Vardan Mamikonian fait le choix du piano, donc. Mais pas seulement. Il fait aussi le choix de dire, de chanter, différemment. Les contrechants, ces phrases qui surgissent sur/sous/dans la parole musicale, ne sont pas, sous ses doigts, ceux que l’on attend le plus souvent : ce n’est pas toujours la mélodie, évidente à l’oreille, qui est privilégiée, mais parfois un fragment de basse, une ligne interne, une formule de cadence, un chromatisme, un motif, un phrasé, un mode d’attaque, même. Après tout, l’essence de la musique baroque est de motifs, de sections, de brièvetés, ce que le pianiste comprend, sent et livre à merveille. Son jeu est parfois âpre, mais son toucher est la grâce même. Sent-on de temps à autre un peu de précipitation ? Non, ce n’est pas vraiment de cela qu’il s’agit. Une sorte d’urgence conduit la ligne. Et seulement cela. Quelques propositions peuvent dérouter : le pianiste s’approprie le texte. Les tempi sont parfois un peu fluctuants, certes. Jouant Bach, son interprète se met lui-même en œuvre, en scène, c’est vrai. Mais il le fait avec une rare élégance. Et il convainc. Les reliefs sont pianistiques. Les oppositions de registres sont franches (variations 5, 20, 28). Quelques basses, presque martelées, cadrent le discours ; les Toccate se veulent excessives (variations 14, 29) ; les fusées… fusent (variations 7, 14, 16) ; les canons sont particulièrement réussis, délicats, ciselés (variations 9, 18), de même que certaines variations lentes, jouées dans un pur état de grâce (variations 15, 21). Les contre-chants sont présents, très présents de la variation 25, la dernière des trois variations mineures, magnifique.

… qui dit une histoire

On peut ne pas toujours l’apprécier, mais l’interprétation de Vardan Mamikonian a le mérite de n’être pas une demi-mesure. Le choix de l’instrument, sa technique et son toucher, sont assumés, revendiqués. L’artiste, je l’ai dit, ne fait pas semblant d’imiter le jeu du clavecin en s’excusant d’être pianiste, non. Il en rajoute même dans le sens du martèlement, de l’accentuation ; parfois aussi, des graves supplémentaires se mêlent de la partie, comme un 16 pieds d’orgue. C’est un piano qui a de la chair. Quelques traits hallucinés friseraient même le glissando, comme la montée chromatique de la variation 20. Tout est finalement joué assez vite, ce qui pourrait paraître un choix curieux pour un pianiste. Les tempi rapides sont plus souvent privilégiés par les clavecinistes, les pianistes se réservant la possibilité de tenues de notes, d’une ampleur sonore, d’une pâte permettant des jeux de durées différents.
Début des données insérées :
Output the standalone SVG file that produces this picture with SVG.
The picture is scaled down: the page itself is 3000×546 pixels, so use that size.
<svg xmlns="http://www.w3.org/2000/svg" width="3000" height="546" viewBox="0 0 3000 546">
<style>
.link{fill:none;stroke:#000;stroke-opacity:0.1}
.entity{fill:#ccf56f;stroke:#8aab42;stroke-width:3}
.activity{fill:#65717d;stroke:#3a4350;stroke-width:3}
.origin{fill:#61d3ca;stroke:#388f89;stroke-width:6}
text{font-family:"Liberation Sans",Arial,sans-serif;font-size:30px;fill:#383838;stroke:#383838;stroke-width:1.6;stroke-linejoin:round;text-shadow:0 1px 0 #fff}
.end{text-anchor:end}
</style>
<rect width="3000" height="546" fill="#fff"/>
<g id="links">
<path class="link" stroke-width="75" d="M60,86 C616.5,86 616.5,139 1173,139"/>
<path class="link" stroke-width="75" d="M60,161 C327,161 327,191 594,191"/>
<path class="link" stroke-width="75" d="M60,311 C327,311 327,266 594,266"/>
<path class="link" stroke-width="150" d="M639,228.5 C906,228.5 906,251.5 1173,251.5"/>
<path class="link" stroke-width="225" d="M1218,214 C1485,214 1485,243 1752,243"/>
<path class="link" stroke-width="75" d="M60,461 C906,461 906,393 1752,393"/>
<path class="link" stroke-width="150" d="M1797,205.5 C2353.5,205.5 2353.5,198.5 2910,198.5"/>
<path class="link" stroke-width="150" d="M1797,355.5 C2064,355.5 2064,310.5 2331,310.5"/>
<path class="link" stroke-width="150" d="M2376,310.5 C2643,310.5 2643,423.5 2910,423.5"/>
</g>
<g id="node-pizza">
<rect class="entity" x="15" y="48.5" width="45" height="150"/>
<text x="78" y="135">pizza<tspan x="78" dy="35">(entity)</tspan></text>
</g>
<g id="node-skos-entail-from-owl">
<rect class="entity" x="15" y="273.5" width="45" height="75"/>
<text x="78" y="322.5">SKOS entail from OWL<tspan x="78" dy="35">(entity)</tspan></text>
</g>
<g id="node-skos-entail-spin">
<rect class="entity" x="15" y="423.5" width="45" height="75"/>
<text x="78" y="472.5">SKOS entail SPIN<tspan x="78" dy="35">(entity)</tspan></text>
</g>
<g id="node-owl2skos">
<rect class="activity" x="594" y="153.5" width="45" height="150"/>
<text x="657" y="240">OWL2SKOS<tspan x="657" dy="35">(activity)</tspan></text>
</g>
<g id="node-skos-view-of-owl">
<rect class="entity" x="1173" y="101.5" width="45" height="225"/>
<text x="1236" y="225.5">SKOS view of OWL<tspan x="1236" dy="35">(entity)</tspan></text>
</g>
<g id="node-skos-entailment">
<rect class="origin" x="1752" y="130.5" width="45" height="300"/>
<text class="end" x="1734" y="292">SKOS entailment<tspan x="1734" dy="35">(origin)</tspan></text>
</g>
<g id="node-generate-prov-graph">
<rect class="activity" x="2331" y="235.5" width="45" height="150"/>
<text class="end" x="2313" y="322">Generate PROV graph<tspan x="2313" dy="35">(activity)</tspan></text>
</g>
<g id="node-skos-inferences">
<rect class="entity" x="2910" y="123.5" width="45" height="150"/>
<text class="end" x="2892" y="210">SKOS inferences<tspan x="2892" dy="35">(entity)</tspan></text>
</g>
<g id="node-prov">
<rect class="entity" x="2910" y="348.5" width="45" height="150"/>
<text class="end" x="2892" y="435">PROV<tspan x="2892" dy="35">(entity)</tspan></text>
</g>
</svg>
Ici, ce n’est pas le cas. Le piano de Mamikonian est un piano de gestes. Et ses gestes sont vifs. Mais cette vivacité sait faire place à la tendresse. Le quodlibet final (variation 30) est très rapide, certes, mais le retour de l’aria est magnifique, déroulant une simplicité bienvenue, comme une boucle qui se ferme. Le fil de l’idée première se retrouve : on est même, si possible, plus piano encore que lors de l’exposition initiale du thème, comme si la série des trente variations avait épuisé le motif initial, que l’on ne distinguait plus que de loin, embrumé par tout ce qui fut. Le thème des Goldberg n’est jamais le même au sortir des transformations que Bach lui a imposées. Nous n’échapperons pas à la règle ce soir.

En bis (longuement demandé), une pièce du compositeur arménien Arno Babadjanian, Elegia, dit un tout autre registre, poignant. Mais toujours simplement.

Une expérience que ces variations. D’humanité musicale. De simplicité. De beauté. De l’art, en somme.

Vardan Mamikonian à la salle Cortot, dans le cadre des Nuits du Piano de Paris, le mardi 7 octobre 2020.